I have the following number that I have to calculate the square but I have doubts on the complex part... Can someone help me solving my problem?
$$\left(\frac{2-4(\cos(2 \pi \nu ) - j \sin(2 \pi \nu))}{2-(\cos(2 \pi \nu ) - j \sin(2 \pi \nu))}\right)^2$$
Thank you
If you square the numerator and denominator separately and then do the division, you get the same result as if you divide first and then square, so which is better may be just a matter of which costs you the least effort.
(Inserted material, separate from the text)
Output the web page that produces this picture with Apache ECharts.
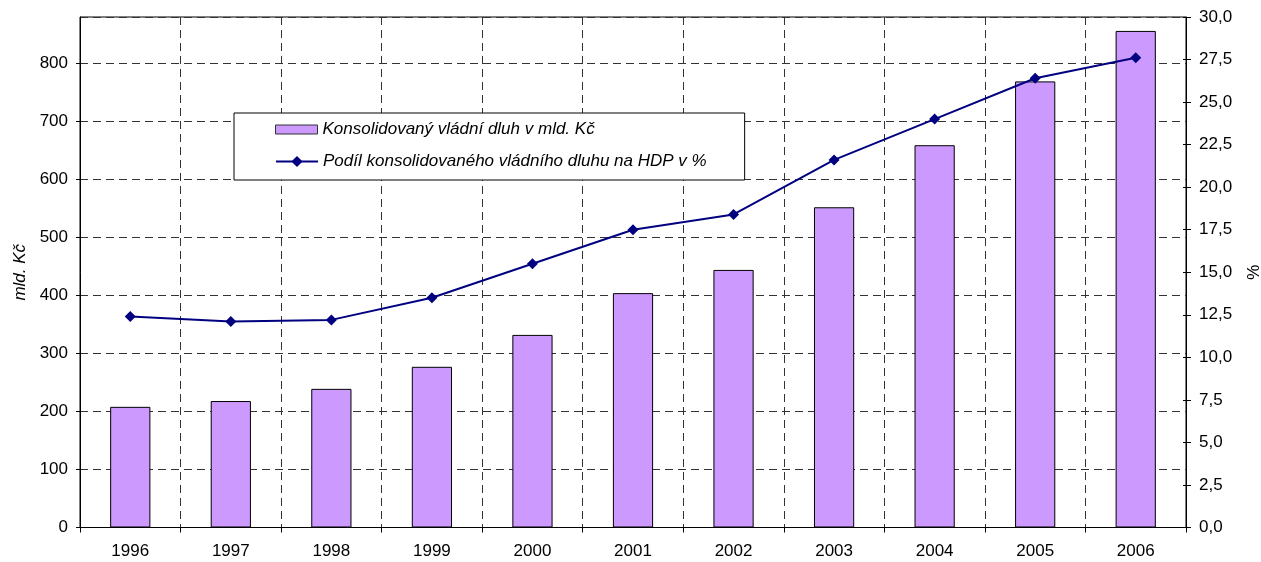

I'm not sure which one that will be. \begin{align} & \frac{2 - 4\exp(-2\pi\nu j)}{2 - \exp(-2\pi\nu j)} \\[8pt] = {} & \frac{2 - 4\exp(-2\pi\nu j)}{2 - \exp(-2\pi\nu j)} \cdot \frac{2-\exp(2\pi\nu j)}{2-\exp(2\pi\nu j)} \\[8pt] = {} & \frac{4 - 2\exp(2\pi\nu j)-8\exp(-2\pi\nu j) + 4}{2 - 2\exp(2\pi\nu j) - 2\exp(-2\pi\nu j) + 1} \\[8pt] = {} & \frac{8 - 2(\cos(2\pi\nu ) + j\sin(2\pi \nu)) -8(\cos(2\pi\nu) - j\sin(2\pi\nu))}{3- 4\cos(2\pi\nu)} \\[8pt] = {} & \frac{8 - 10\cos(2\pi\nu)}{3-4\cos(2\pi\nu)} + j \frac{6\sin(2\pi\nu)}{3-4\cos(2\pi\nu)} \\[10pt] = {} & a+bj \end{align} Next use the identity $(a+bj)^2 = (a^2-b^2) + 2abj.$
Possibly some simplifications based on trigonometric identities may follow.